Why must I do this to myselfff
Doing a rant here cuz I can you don't gotta read i just dunno where to put this
So if anyone knows, me and someone named Marcus used to date. My mother knew about this and kept an eye on me to make sure I was dating a good person. Sure enough, she later forces me to break up with him because he fucked my mental health up bad. He did some things im not going to say because I don't need anyone harassing and it just makes me uncomfy to talk about. But it really fucked me up. After that I felt somewhat free because I finally didn't have to worry about shit, right? Well fuck my life I was so emotionally attached to this fucker I, despite my mother's wishes, kept contacting him because I missed him and all of that stuff. Got me grounded twice and I learned now that it won't do anything but make it worse. I'm trying to move on it's just rly hard. Even if he screwed over my life a bit, I'd still go running back like a desperate dog just wanting attention. I feel the reason is because he just was obsessed with me in a way. And I loved that feeling. The feeling of someone loving you with every fiber of their being and would do almost anything for you. That pulled me in to the dark rabbit hole that I later struggled to get out of. Never doing that again
Earlier just found out he is moving on and had a crush on someone else. Immediately when I saw that post I just felt so angry. That's so selfish of me and I hate myself for it, why am I upset at someone moving on?? I was hoping we could restart in the future but that obviously won't fucking happen.
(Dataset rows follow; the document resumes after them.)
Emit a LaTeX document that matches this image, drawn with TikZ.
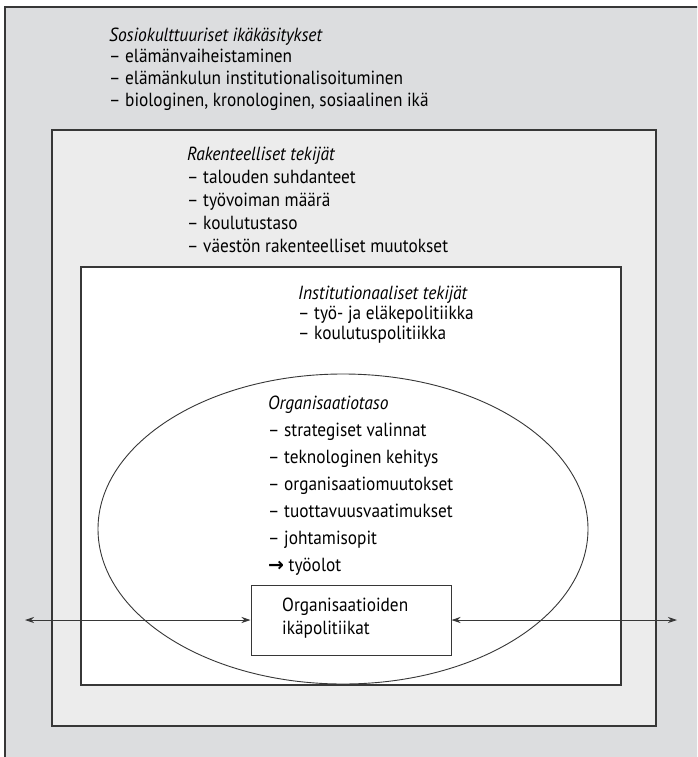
\documentclass[tikz,border=0pt]{standalone}
\usepackage{fontspec}
\setmainfont[FakeStretch=0.91, ItalicFeatures={FakeStretch=0.92}]{PT Sans}
\newfontfamily\arrowfont{DejaVu Sans}
\usetikzlibrary{arrows.meta,shapes.geometric}

\definecolor{outergray}{RGB}{220,221,223}
\definecolor{midgray}{RGB}{236,236,236}
\definecolor{framecol}{RGB}{55,55,55}

\begin{document}
\begin{tikzpicture}[
  x=1pt, y=-1pt,
  >={Stealth[length=9pt,width=6pt]},
  every node/.style={align=left},
  frame/.style={draw=framecol, line width=1.1pt},
  lbl/.style={anchor=north west, inner sep=0pt},
  ikabox/.style={draw=framecol, line width=1pt, fill=white, minimum width=200pt,
    minimum height=70pt},
  arr/.style={<->, line width=0.9pt, draw=framecol}
]
\useasboundingbox (0,0) rectangle (697,757);
\clip (0,0) rectangle (697,757);

% nested frames
\draw[frame, fill=outergray] (5,7) rectangle (730,790);
\draw[frame, fill=midgray] (52,130) rectangle (656,726);
\draw[frame, fill=white] (81,267) rectangle (621,685);
\node[ellipse, draw=framecol, line width=0.9pt, minimum width=490pt,
  minimum height=310pt, inner sep=0pt] (org) at (343,529) {};

% texts
\node[lbl, font=\fontsize{19}{21.7}\selectfont] (sosio) at (109,27.5)
  {\textit{Sosiokulttuuriset ikäkäsitykset}\\
   – elämänvaiheistaminen\\
   – elämänkulun institutionalisoituminen\\
   – biologinen, kronologinen, sosiaalinen ikä};
\node[lbl, font=\fontsize{19}{23}\selectfont] (rak) at (187,146.5)
  {\textit{Rakenteelliset tekijät}\\
   – talouden suhdanteet\\
   – työvoiman määrä\\
   – koulutustaso\\
   – väestön rakenteelliset muutokset};
\node[lbl, font=\fontsize{19}{20}\selectfont] (inst) at (298,285.5)
  {\textit{Institutionaaliset tekijät}\\
   – työ- ja eläkepolitiikka\\
   – koulutuspolitiikka};
\node[lbl, font=\fontsize{19}{27}\selectfont] (orgtxt) at (268,395.5)
  {\textit{Organisaatiotaso}\\
   – strategiset valinnat\\
   – teknologinen kehitys\\
   – organisaatiomuutokset\\
   – tuottavuusvaatimukset\\
   – johtamisopit\\
   {\arrowfont\bfseries →} työolot};

% age policy box
\node[ikabox] (ikapol) at (351,620) {};
\node[lbl, font=\fontsize{19}{23}\selectfont] (ikatxt) at (282,597.5)
  {Organisaatioiden\\ ikäpolitiikat};

\coordinate (lend) at (25,620);
\coordinate (rend) at (677,620);
\draw[arr] (lend) -- (lend -| ikapol.west);
\draw[arr] (rend -| ikapol.east) -- (rend);
\end{tikzpicture}
\end{document}
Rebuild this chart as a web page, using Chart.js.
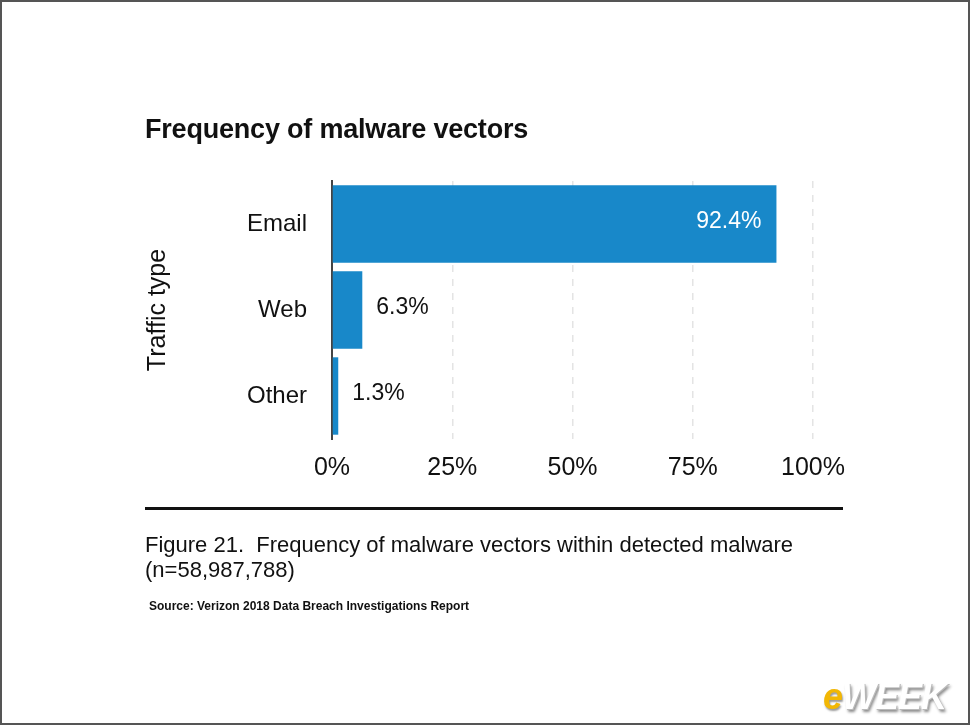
<!DOCTYPE html>
<html>
<head>
<meta charset="utf-8">
<script src="https://cdn.jsdelivr.net/npm/chart.js@4.4.1/dist/chart.umd.min.js"></script>
<style>
  html, body { margin: 0; padding: 0; background: #fff; }
  #page {
    position: relative; width: 970px; height: 725px; overflow: hidden;
    box-sizing: border-box; border: 2px solid #555; background: #fff;
    font-family: "Liberation Sans", Arial, sans-serif; color: #111;
  }
  #chart { position: absolute; left: -2px; top: -2px; }
  .txt { position: absolute; white-space: nowrap; }
  #title { left: 143px; top: 112px; font-size: 27px; font-weight: bold; letter-spacing: -0.2px; }
  #rule { position: absolute; left: 143px; top: 505px; width: 698px; height: 3px; background: #111; }
  #cap1 { left: 143px; top: 530px; font-size: 22px; line-height: 25px; }
  #source { left: 147px; top: 597px; font-size: 12px; font-weight: bold; }
  #logo { right: 22px; top: 674px; font-size: 36px; font-weight: bold; font-style: italic; letter-spacing: -1px; }
  #logo .e { color: #f2b705; text-shadow: 1px 2px 2px #999; }
  #logo .w { color: #fff; text-shadow: 1px 1px 0 #bbb, 2px 3px 3px #888; }
</style>
</head>
<body>
<div id="page">
  <canvas id="chart" width="970" height="725"></canvas>
  <div class="txt" id="title">Frequency of malware vectors</div>
  <div id="rule"></div>
  <div class="txt" id="cap1">Figure 21.&nbsp; Frequency of malware vectors within detected malware<br>(n=58,987,788)</div>
  <div class="txt" id="source">Source: Verizon 2018 Data Breach Investigations Report</div>
  <div class="txt" id="logo"><span class="e">e</span><span class="w">WEEK</span></div>
</div>
<script>
// chart data
var categories = ["Email", "Web", "Other"];
var shares = [92.4, 6.3, 1.3];
var tickValues = [0, 25, 50, 75, 100];

var barColor = "#1888c9";
var fontFamily = "'Liberation Sans', Arial, sans-serif";

// value labels next to / inside the bars
var valueLabels = {
    id: "valueLabels",
    afterDatasetsDraw: function(chart) {
        var ctx = chart.ctx;
        var meta = chart.getDatasetMeta(0);
        ctx.save();
        ctx.font = "23px " + fontFamily;
        ctx.textBaseline = "middle";
        meta.data.forEach(function(bar, i) {
            var text = shares[i].toFixed(1) + "%";
            if (shares[i] > 50) {
                ctx.fillStyle = "#fff";
                ctx.textAlign = "right";
                ctx.fillText(text, bar.x - 15, bar.y - 2);
            } else {
                ctx.fillStyle = "#111";
                ctx.textAlign = "left";
                ctx.fillText(text, bar.x + 14, bar.y - 2);
            }
        });
        ctx.restore();
    }
};

new Chart("chart", {
    type: "bar",
    data: {
        labels: categories,
        datasets: [{
            data: shares,
            backgroundColor: barColor,
            borderWidth: 0,
            categoryPercentage: 1.0,
            barPercentage: 0.9
        }]
    },
    options: {
        indexAxis: "y",
        responsive: false,
        animation: false,
        layout: {
            padding: { left: 142, top: 181, right: 157, bottom: 236 }
        },
        plugins: {
            legend: { display: false },
            tooltip: { enabled: false }
        },
        scales: {
            x: {
                min: 0,
                max: 100,
                afterBuildTicks: function(scale) {
                    scale.ticks = tickValues.map(function(v) { return { value: v }; });
                },
                afterFit: function(scale) { scale.height = 50; },
                ticks: {
                    padding: 14,
                    color: "#111",
                    font: { family: fontFamily, size: 25 },
                    callback: function(v) { return v + "%"; }
                },
                grid: {
                    drawTicks: false,
                    color: function(c) { return c.tick && c.tick.value === 0 ? "rgba(0,0,0,0)" : "#e4e4e4"; },
                    lineWidth: 1.5
                },
                border: { display: false, dash: [7, 7] }
            },
            y: {
                afterFit: function(scale) { scale.width = 190; },
                title: {
                    display: true,
                    text: "Traffic type",
                    color: "#111",
                    font: { family: fontFamily, size: 25 },
                    padding: { top: 1, bottom: 0 }
                },
                ticks: {
                    padding: 25,
                    color: "#111",
                    font: { family: fontFamily, size: 24 }
                },
                grid: { display: false, drawTicks: false },
                border: { display: true, color: "#444", width: 2 }
            }
        }
    },
    plugins: [valueLabels]
});
</script>
</body>
</html>
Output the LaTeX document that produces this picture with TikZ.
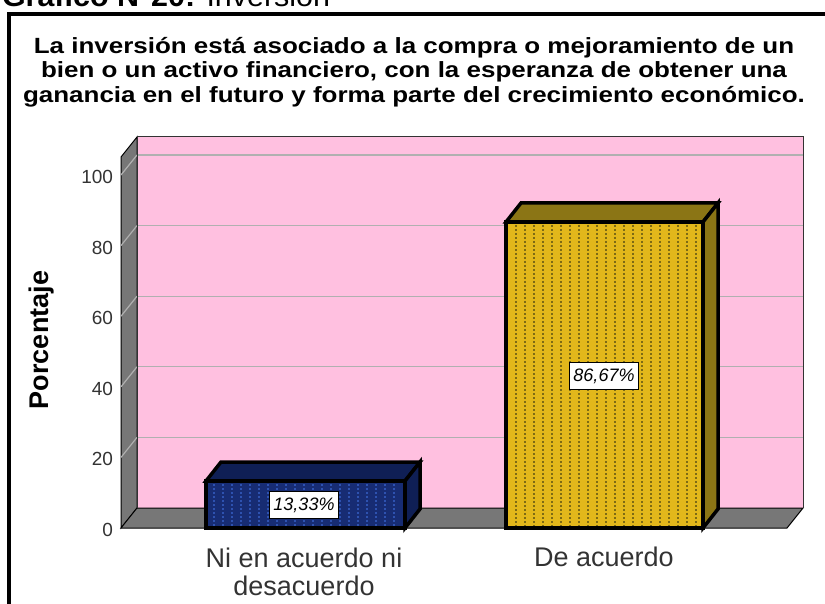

I just wish he never came into my life. None of this bullshit would've happened to me if I never would've started dating him. I seriously dunno how to fully move on with anything. Hell, I'm still not fully over my first ex. Sure I don't miss him that much anymore but I still yern for him from time to time. Aughh I hate this I fucking hate dating, people just always gotta ruin this shit for me. Why do I always get people that destroy my health dude I hate it. If my gf breaks up with me I think I'm just gonna either take a break from dating anyone or just not date at all because this shit is exhausting.